__OBJECTIVE__:
Every line of the material is to be quoted verbatim, minus the pictures.
◆ ◆ ◆ ◆ ◆
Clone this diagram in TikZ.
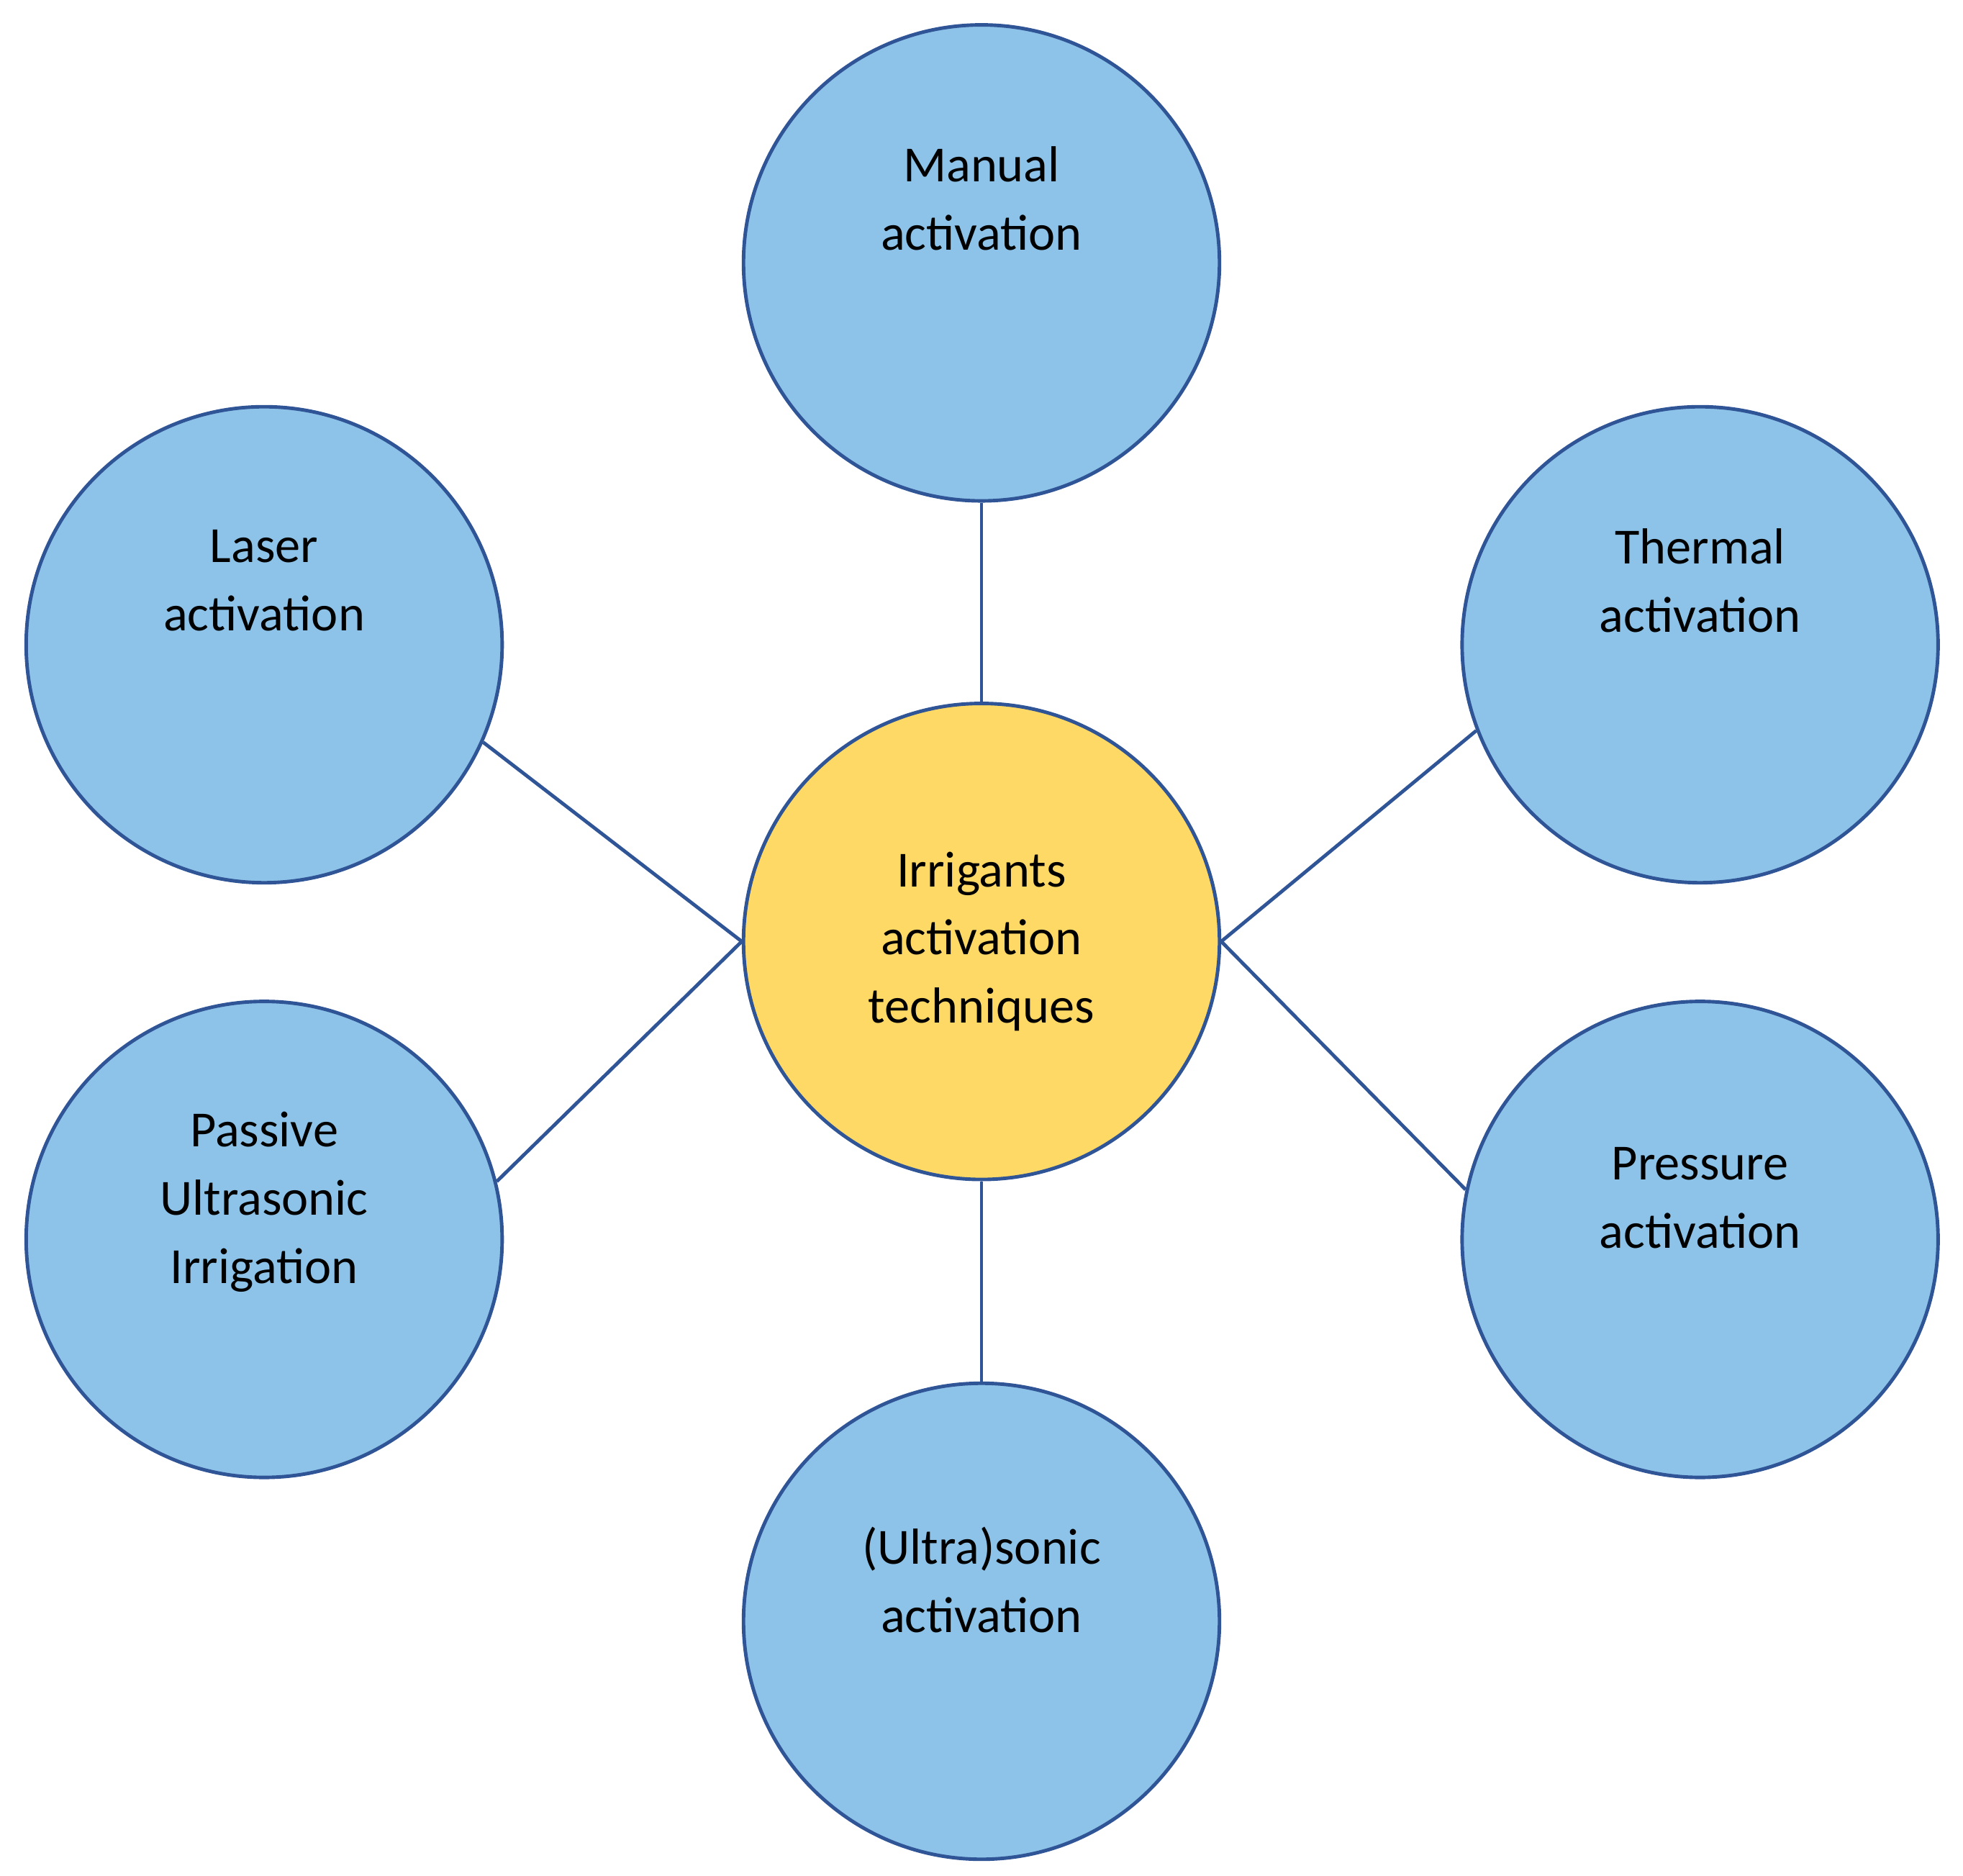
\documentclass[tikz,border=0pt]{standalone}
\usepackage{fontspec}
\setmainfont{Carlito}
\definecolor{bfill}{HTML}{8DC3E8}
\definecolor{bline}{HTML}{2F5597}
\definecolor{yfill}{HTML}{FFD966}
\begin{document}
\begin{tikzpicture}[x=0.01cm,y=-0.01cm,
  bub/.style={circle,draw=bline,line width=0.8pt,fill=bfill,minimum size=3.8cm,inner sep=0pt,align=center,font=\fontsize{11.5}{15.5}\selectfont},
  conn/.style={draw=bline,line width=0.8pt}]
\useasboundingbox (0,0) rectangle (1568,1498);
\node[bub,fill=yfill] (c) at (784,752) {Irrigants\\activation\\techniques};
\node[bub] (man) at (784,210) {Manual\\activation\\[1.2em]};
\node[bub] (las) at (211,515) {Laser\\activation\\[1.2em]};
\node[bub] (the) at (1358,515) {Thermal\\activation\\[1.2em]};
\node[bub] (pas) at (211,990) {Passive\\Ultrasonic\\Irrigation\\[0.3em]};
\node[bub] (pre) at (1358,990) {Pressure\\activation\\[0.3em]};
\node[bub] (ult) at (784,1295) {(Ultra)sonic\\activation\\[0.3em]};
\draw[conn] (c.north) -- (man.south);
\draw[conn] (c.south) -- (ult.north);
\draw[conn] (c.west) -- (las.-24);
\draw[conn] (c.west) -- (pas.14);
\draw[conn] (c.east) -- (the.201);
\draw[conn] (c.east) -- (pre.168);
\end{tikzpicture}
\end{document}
◆ ◆ ◆ ◆ ◆
__THE RESULT__:
Clone this diagram in TikZ.
\documentclass[tikz,border=0pt]{standalone}
\usepackage{fontspec}
\setmainfont{Carlito}
\definecolor{bfill}{HTML}{8DC3E8}
\definecolor{bline}{HTML}{2F5597}
\definecolor{yfill}{HTML}{FFD966}
\begin{document}
\begin{tikzpicture}[x=0.01cm,y=-0.01cm,
  bub/.style={circle,draw=bline,line width=0.8pt,fill=bfill,minimum size=3.8cm,inner sep=0pt,align=center,font=\fontsize{11.5}{15.5}\selectfont},
  conn/.style={draw=bline,line width=0.8pt}]
\useasboundingbox (0,0) rectangle (1568,1498);
\node[bub,fill=yfill] (c) at (784,752) {Irrigants\\activation\\techniques};
\node[bub] (man) at (784,210) {Manual\\activation\\[1.2em]};
\node[bub] (las) at (211,515) {Laser\\activation\\[1.2em]};
\node[bub] (the) at (1358,515) {Thermal\\activation\\[1.2em]};
\node[bub] (pas) at (211,990) {Passive\\Ultrasonic\\Irrigation\\[0.3em]};
\node[bub] (pre) at (1358,990) {Pressure\\activation\\[0.3em]};
\node[bub] (ult) at (784,1295) {(Ultra)sonic\\activation\\[0.3em]};
\draw[conn] (c.north) -- (man.south);
\draw[conn] (c.south) -- (ult.north);
\draw[conn] (c.west) -- (las.-24);
\draw[conn] (c.west) -- (pas.14);
\draw[conn] (c.east) -- (the.201);
\draw[conn] (c.east) -- (pre.168);
\end{tikzpicture}
\end{document}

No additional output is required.